* GIVEN INSTRUCTION
Retype the records below from their first line through the line holding "const distNames = ['low', 'medium', 'high'];", including both ends and no pictures.

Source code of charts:

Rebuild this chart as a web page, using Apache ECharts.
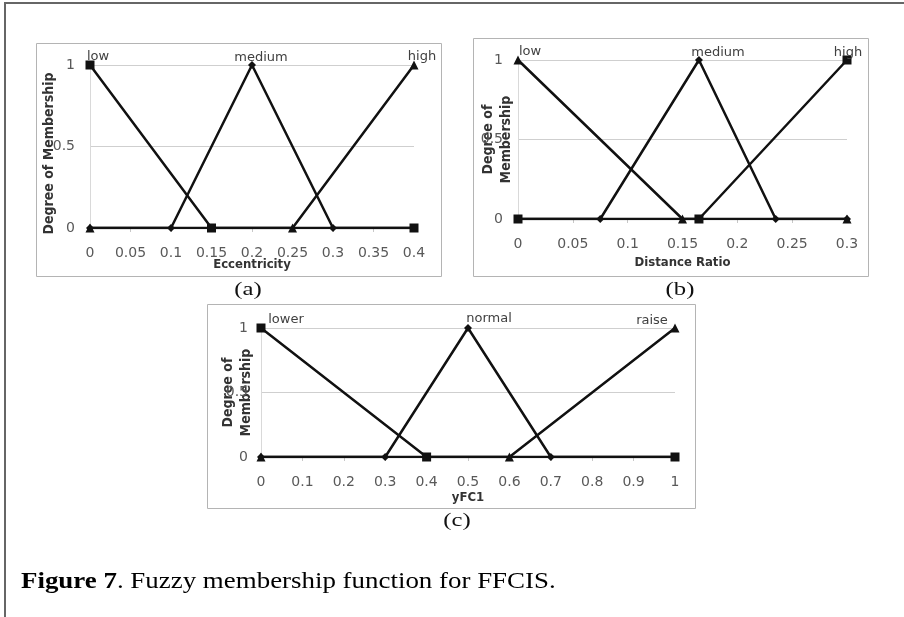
<!DOCTYPE html>
<html>
<head>
<meta charset="utf-8">
<title>Figure 7</title>
<script src="https://cdn.jsdelivr.net/npm/echarts@6/dist/echarts.min.js"></script>
<style>
  html, body { margin: 0; padding: 0; background: #fff; }
  #chart { width: 904px; height: 617px; }
</style>
</head>
<body>
<div id="chart"></div>
<script>
// (a) eccentricity
const eccLow = [[0, 1], [0.15, 0], [0.4, 0]];
const eccMedium = [[0, 0], [0.1, 0], [0.2, 1], [0.3, 0], [0.4, 0]];
const eccHigh = [[0, 0], [0.25, 0], [0.4, 1]];
const eccNames = ['low', 'medium', 'high'];

// (b) distance ratio
const distLow = [[0, 1], [0.15, 0], [0.3, 0]];
const distMedium = [[0, 0], [0.075, 0], [0.165, 1], [0.235, 0], [0.3, 0]];
const distHigh = [[0, 0], [0.165, 0], [0.3, 1]];
const distNames = ['low', 'medium', 'high'];

// (c) yFC1
const yfcLower = [[0, 1], [0.4, 0], [1, 0]];
const yfcNormal = [[0, 0], [0.3, 0], [0.5, 1], [0.7, 0], [1, 0]];
const yfcRaise = [[0, 0], [0.6, 0], [1, 1]];
const yfcNames = ['lower', 'normal', 'raise'];

const xMaxes = [0.4, 0.3, 1];
const xSteps = [0.05, 0.05, 0.1];
const xTitles = ['Eccentricity', 'Distance Ratio', 'yFC1'];
const yTitles = ['Degree of Membership', 'Degree of\nMembership', 'Degree of\nMembership'];
const panelTags = ['(a)', '(b)', '(c)'];
const captionBold = 'Figure 7';
const captionRest = '. Fuzzy membership function for FFCIS.';

const chart = echarts.init(document.getElementById('chart'), null, { renderer: 'canvas' });

const sansFont = '"DejaVu Sans", sans-serif';
const titleFont = '"DejaVu Sans Condensed", "DejaVu Sans", sans-serif';
const serifFont = 'Liberation Serif';

// layout of the three panels
const panels = [
  {
    grid: { left: 90, top: 65, width: 324, height: 163 },
    box: [36, 43, 405, 233],
    tag: [248, 290],
    xNameGap: 30, yNameGap: 32, yLabelMargin: 15, yTitleSize: 14, yTitlePad: [0, 14, 0, 0],
    series: [eccLow, eccMedium, eccHigh],
    names: eccNames,
    symbols: ['rect', 'diamond', 'triangle'],
    offsets: [[8, 5], [9, 5], [8, 5]]
  },
  {
    grid: { left: 518, top: 60, width: 329, height: 159 },
    box: [473, 38, 395, 238],
    tag: [680, 290],
    xNameGap: 37, yNameGap: 3, yLabelMargin: 15, yTitleSize: 14, yTitlePad: 0,
    series: [distLow, distMedium, distHigh],
    names: distNames,
    symbols: ['triangle', 'diamond', 'rect'],
    offsets: [[12, 5], [19, 5], [1, 6]]
  },
  {
    grid: { left: 261, top: 328, width: 414, height: 129 },
    box: [207, 304, 488, 204],
    tag: [457, 521],
    xNameGap: 34, yNameGap: 6, yLabelMargin: 13, yTitleSize: 14, yTitlePad: 0,
    series: [yfcLower, yfcNormal, yfcRaise],
    names: yfcNames,
    symbols: ['rect', 'diamond', 'triangle'],
    offsets: [[25, 5], [21, 3], [-23, 6]]
  }
];

const symbolSizes = { rect: 9, diamond: 8, triangle: 9 };

const grids = [];
const xAxes = [];
const yAxes = [];
const series = [];
const graphics = [];

panels.forEach((p, i) => {
  grids.push(p.grid);

  xAxes.push({
    type: 'value',
    gridIndex: i,
    min: 0,
    max: xMaxes[i],
    interval: xSteps[i],
    name: xTitles[i],
    nameLocation: 'middle',
    nameGap: p.xNameGap,
    nameMoveOverlap: false,
    nameTextStyle: { fontFamily: titleFont, fontWeight: 'bold', fontSize: 13, color: '#333' },
    axisLine: { show: true, lineStyle: { color: '#bfbfbf', width: 1 } },
    axisTick: { show: true, length: 4, lineStyle: { color: '#c8c8c8' } },
    axisLabel: {
      fontFamily: sansFont, fontSize: 14, color: '#595959', margin: 18,
      formatter: v => String(+v.toFixed(3))
    },
    splitLine: { show: false }
  });

  yAxes.push({
    type: 'value',
    gridIndex: i,
    min: 0,
    max: 1,
    interval: 0.5,
    name: yTitles[i],
    nameLocation: 'middle',
    nameRotate: 90,
    nameGap: p.yNameGap,
    nameMoveOverlap: false,
    nameTextStyle: {
      fontFamily: titleFont, fontWeight: 'bold', fontSize: p.yTitleSize,
      color: '#333', lineHeight: 18, padding: p.yTitlePad
    },
    axisLine: { show: true, lineStyle: { color: '#d9d9d9', width: 1 } },
    axisTick: { show: false },
    axisLabel: { fontFamily: sansFont, fontSize: 14, color: '#595959', margin: p.yLabelMargin },
    splitLine: { show: true, lineStyle: { color: '#cfcfcf', width: 1 } }
  });

  p.series.forEach((pts, k) => {
    const sym = p.symbols[k];
    series.push({
      type: 'line',
      name: p.names[k],
      xAxisIndex: i,
      yAxisIndex: i,
      symbol: sym,
      symbolSize: symbolSizes[sym],
      showAllSymbol: true,
      lineStyle: { color: '#111', width: 2.5 },
      itemStyle: { color: '#111' },
      z: 3,
      data: pts.map(pt => pt[1] === 1 ? {
        value: pt,
        label: {
          show: true,
          formatter: p.names[k],
          position: 'top',
          distance: 2,
          offset: p.offsets[k],
          fontFamily: sansFont,
          fontSize: 13,
          color: '#404040'
        }
      } : pt)
    });
  });

  graphics.push({
    type: 'rect',
    shape: { x: p.box[0] + 0.5, y: p.box[1] + 0.5, width: p.box[2], height: p.box[3] },
    style: { fill: null, stroke: '#b4b4b4', lineWidth: 1 },
    silent: true,
    z: -1
  });

  graphics.push({
    type: 'text',
    x: p.tag[0],
    y: p.tag[1],
    scaleX: 1.3,
    style: {
      text: panelTags[i],
      fontFamily: serifFont,
      fontSize: 19,
      fill: '#111',
      textAlign: 'center',
      textVerticalAlign: 'middle'
    },
    silent: true
  });
});

// outer frame of the figure (top and left edges only)
graphics.push({
  type: 'polyline',
  shape: { points: [[5, 617], [5, 3], [904, 3]] },
  style: { fill: null, stroke: '#666', lineWidth: 2 },
  silent: true
});

graphics.push({
  type: 'text',
  x: 21,
  y: 582,
  scaleX: 1.17,
  style: {
    text: '{b|' + captionBold + '}' + captionRest,
    fontFamily: serifFont,
    fontSize: 23,
    fill: '#000',
    textVerticalAlign: 'middle',
    rich: {
      b: { fontFamily: serifFont, fontSize: 23, fontWeight: 'bold', fill: '#000' }
    }
  },
  silent: true
});

chart.setOption({
  animation: false,
  backgroundColor: '#fff',
  grid: grids,
  xAxis: xAxes,
  yAxis: yAxes,
  series: series,
  graphic: graphics
});
</script>
</body>
</html>
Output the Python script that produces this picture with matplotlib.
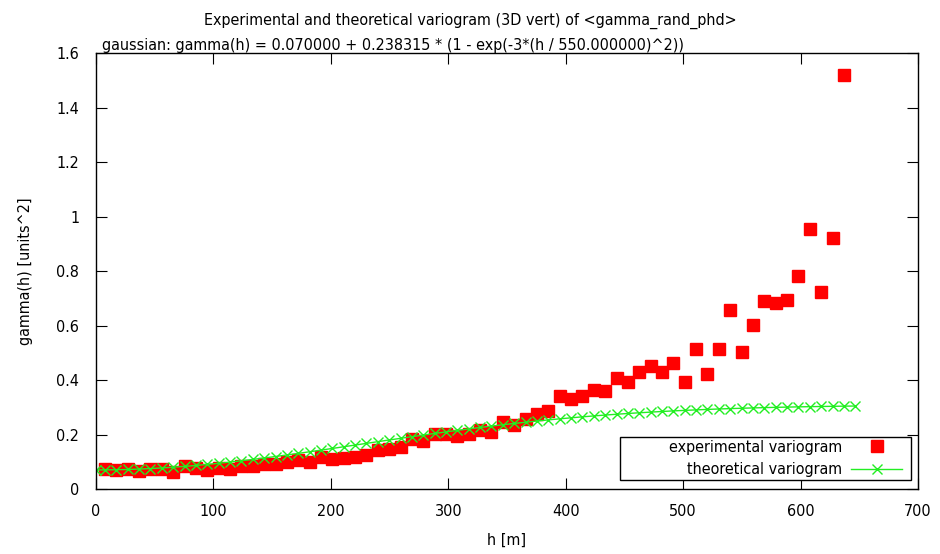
import numpy as np
import matplotlib
matplotlib.use("Agg")
import matplotlib.pyplot as plt
from matplotlib.patches import Rectangle

# Experimental variogram (lag distance [m] and gamma values)
h_exp = [7.7, 17.4, 27.1, 36.7, 46.4, 56.1, 65.8, 75.5, 85.1, 94.8,
         104.5, 114.2, 123.9, 133.5, 143.2, 152.9, 162.6, 172.3, 181.9, 191.6,
         201.3, 211.0, 220.7, 230.3, 240.0, 249.7, 259.4, 269.1, 278.7, 288.4,
         298.1, 307.8, 317.5, 327.1, 336.8, 346.5, 356.2, 365.9, 375.5, 385.2,
         394.9, 404.6, 414.3, 423.9, 433.6, 443.3, 453.0, 462.7, 472.3, 482.0,
         491.7, 501.4, 511.1, 520.7, 530.4, 540.1, 549.8, 559.5, 569.1, 578.8,
         588.5, 598.2, 607.9, 617.5, 627.2, 636.9]
g_exp = [0.072, 0.069, 0.072, 0.065, 0.073, 0.075, 0.064, 0.083, 0.078, 0.070,
         0.078, 0.073, 0.083, 0.083, 0.092, 0.092, 0.100, 0.106, 0.100, 0.119,
         0.110, 0.115, 0.119, 0.125, 0.143, 0.147, 0.155, 0.182, 0.178, 0.201,
         0.201, 0.196, 0.201, 0.217, 0.210, 0.245, 0.236, 0.256, 0.274, 0.287,
         0.341, 0.331, 0.341, 0.363, 0.361, 0.406, 0.393, 0.431, 0.453, 0.431,
         0.462, 0.393, 0.514, 0.421, 0.514, 0.657, 0.504, 0.601, 0.690, 0.684,
         0.694, 0.782, 0.953, 0.722, 0.920, 1.518]

# Theoretical (gaussian) variogram
h_th = [0.0] + h_exp + [646.0]
g_th = [0.0700, 0.0701, 0.0707, 0.0717, 0.0732, 0.0750, 0.0773, 0.0800, 0.0831, 0.0865,
        0.0903, 0.0945, 0.0989, 0.1037, 0.1086, 0.1139, 0.1193, 0.1250, 0.1308, 0.1367,
        0.1427, 0.1489, 0.1551, 0.1613, 0.1675, 0.1737, 0.1799, 0.1860, 0.1921, 0.1980,
        0.2039, 0.2096, 0.2152, 0.2206, 0.2258, 0.2309, 0.2359, 0.2406, 0.2451, 0.2494,
        0.2536, 0.2576, 0.2613, 0.2649, 0.2682, 0.2714, 0.2744, 0.2772, 0.2798, 0.2822,
        0.2845, 0.2867, 0.2886, 0.2904, 0.2921, 0.2937, 0.2951, 0.2964, 0.2976, 0.2987,
        0.2997, 0.3006, 0.3015, 0.3022, 0.3029, 0.3035, 0.3041, 0.3045]

x_ticks = [0, 100, 200, 300, 400, 500, 600, 700]
y_ticks = [0, 0.2, 0.4, 0.6, 0.8, 1.0, 1.2, 1.4, 1.6]
y_tick_labels = ['0', '0.2', '0.4', '0.6', '0.8', '1', '1.2', '1.4', '1.6']

title = "Experimental and theoretical variogram (3D vert) of <gamma_rand_phd>"
subtitle = "gaussian: gamma(h) = 0.070000 + 0.238315 * (1 - exp(-3*(h / 550.000000)^2))"

plt.rcParams['font.family'] = ['DejaVu Sans']
plt.rcParams['font.stretch'] = 'condensed'
fs = 11.5

fig = plt.figure(figsize=(9.4, 5.54), dpi=100)
ax = fig.add_axes([0.1021, 0.1173, 0.8745, 0.787])

ax.plot(h_exp, g_exp, linestyle='none', marker='s', markersize=8,
        color='#ff0000', label='experimental variogram')
ax.plot(h_th, g_th, color='#22ee22', linewidth=1.0, marker='x',
        markersize=7, markeredgewidth=1.0, label='theoretical variogram')

ax.set_xlim(0, 700)
ax.set_ylim(0, 1.6)
ax.set_xticks(x_ticks)
ax.set_yticks(y_ticks)
ax.set_yticklabels(y_tick_labels)
ax.tick_params(direction='in', length=8, width=0.8, top=True, right=True,
               labelsize=fs)
ax.tick_params(axis='x', pad=11)
ax.tick_params(axis='y', pad=12)
for s in ax.spines.values():
    s.set_linewidth(1.0)

ax.set_xlabel('h [m]', fontsize=fs, labelpad=10)
ax.set_ylabel('gamma(h) [units^2]', fontsize=fs, labelpad=17)

fig.text(0.5, 0.963, title, ha='center', va='center', fontsize=fs)
fig.text(0.109, 0.917, subtitle, ha='left', va='center', fontsize=fs)

# legend box drawn like gnuplot's key
ax.add_patch(Rectangle((0.6375, 0.0206), 0.354, 0.0987, transform=ax.transAxes,
                       facecolor='white', edgecolor='black', linewidth=1.0, zorder=4))
leg = ax.legend(loc='lower right', bbox_to_anchor=(0.985, 0.02), markerfirst=False,
                frameon=False, fontsize=fs, handlelength=3.2, borderpad=0.2,
                labelspacing=0.45, handletextpad=0.6, borderaxespad=0)
leg.set_zorder(5)
for t in leg.get_texts():
    t.set_ha('right')

fig.savefig('out.png', dpi=100)
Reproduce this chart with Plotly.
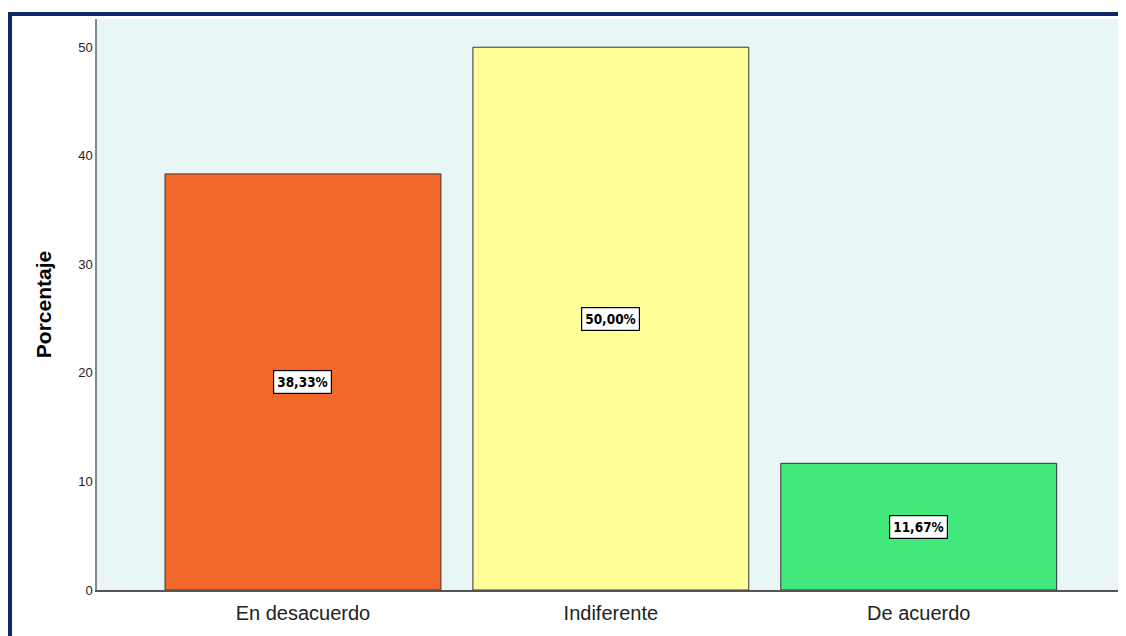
import plotly.graph_objects as go

categories = ["En desacuerdo", "Indiferente", "De acuerdo"]
values = [38.33, 50.00, 11.67]
labels = ["38,33%", "50,00%", "11,67%"]
colors = ["#F2672A", "#FFFF99", "#41E97C"]
y_ticks = [0, 10, 20, 30, 40, 50]

# page has an 8px body margin, so the figure sits at (8, 8)
OFF = 8
W, H = 1126 - OFF, 636 - OFF
L, R, T, B = 97 - OFF, 1125 - OFF, 19 - OFF, 590 - OFF  # plot area in figure pixels

def px(x):
    return (x - L) / (R - L)

def py(y):
    return (B - y) / (B - T)

fig = go.Figure()
fig.add_trace(go.Bar(
    x=categories, y=values, width=0.896,
    marker=dict(color=colors, line=dict(color="#333333", width=1)),
    hoverinfo="skip", showlegend=False,
))

for c, v, t in zip(categories, values, labels):
    fig.add_annotation(
        x=c, y=v / 2, text="<b>" + t + "</b>", showarrow=False,
        font=dict(family="Liberation Sans Narrow, DejaVu Sans Condensed, Liberation Sans", size=13.5, color="#000000"),
        bgcolor="#FFFFFF", bordercolor="#000000", borderwidth=1.2, borderpad=3,
    )

navy = "#0C2A66"
# top frame line
fig.add_shape(type="rect", xref="paper", yref="paper",
              x0=px(0), x1=px(W), y0=py(8), y1=py(4),
              fillcolor=navy, line=dict(width=0), layer="above")
# left frame line
fig.add_shape(type="rect", xref="paper", yref="paper",
              x0=px(0), x1=px(4), y0=py(H), y1=py(4),
              fillcolor=navy, line=dict(width=0), layer="above")

fig.update_layout(
    width=W, height=H,
    margin=dict(l=L, r=W - R, t=T, b=H - B, pad=0),
    paper_bgcolor="#FFFFFF", plot_bgcolor="#E8F6F6",
    bargap=0.1,
    font=dict(family="Liberation Sans, Arial", color="#222222"),
)
fig.update_xaxes(
    range=[-0.669, 2.67], showline=True, linecolor="#555555", linewidth=1.5,
    showgrid=False, ticks="", tickfont=dict(size=20, color="#222222"),
    ticklabelstandoff=4, mirror=False,
)
fig.update_yaxes(
    range=[0, 52.6], tickvals=y_ticks, showline=True, linecolor="#888888", linewidth=1.5,
    showgrid=False, zeroline=False, ticks="", tickfont=dict(size=13, color="#222222"),
    title=dict(text="<b>Porcentaje</b>", font=dict(size=21, color="#000000"), standoff=21),
)

fig.write_html("out.html")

* FULL ANSWER
Rebuild this chart as a web page, using Apache ECharts.
<!DOCTYPE html>
<html>
<head>
<meta charset="utf-8">
<title>Figure 7</title>
<script src="https://cdn.jsdelivr.net/npm/echarts@6/dist/echarts.min.js"></script>
<style>
  html, body { margin: 0; padding: 0; background: #fff; }
  #chart { width: 904px; height: 617px; }
</style>
</head>
<body>
<div id="chart"></div>
<script>
// (a) eccentricity
const eccLow = [[0, 1], [0.15, 0], [0.4, 0]];
const eccMedium = [[0, 0], [0.1, 0], [0.2, 1], [0.3, 0], [0.4, 0]];
const eccHigh = [[0, 0], [0.25, 0], [0.4, 1]];
const eccNames = ['low', 'medium', 'high'];

// (b) distance ratio
const distLow = [[0, 1], [0.15, 0], [0.3, 0]];
const distMedium = [[0, 0], [0.075, 0], [0.165, 1], [0.235, 0], [0.3, 0]];
const distHigh = [[0, 0], [0.165, 0], [0.3, 1]];
const distNames = ['low', 'medium', 'high'];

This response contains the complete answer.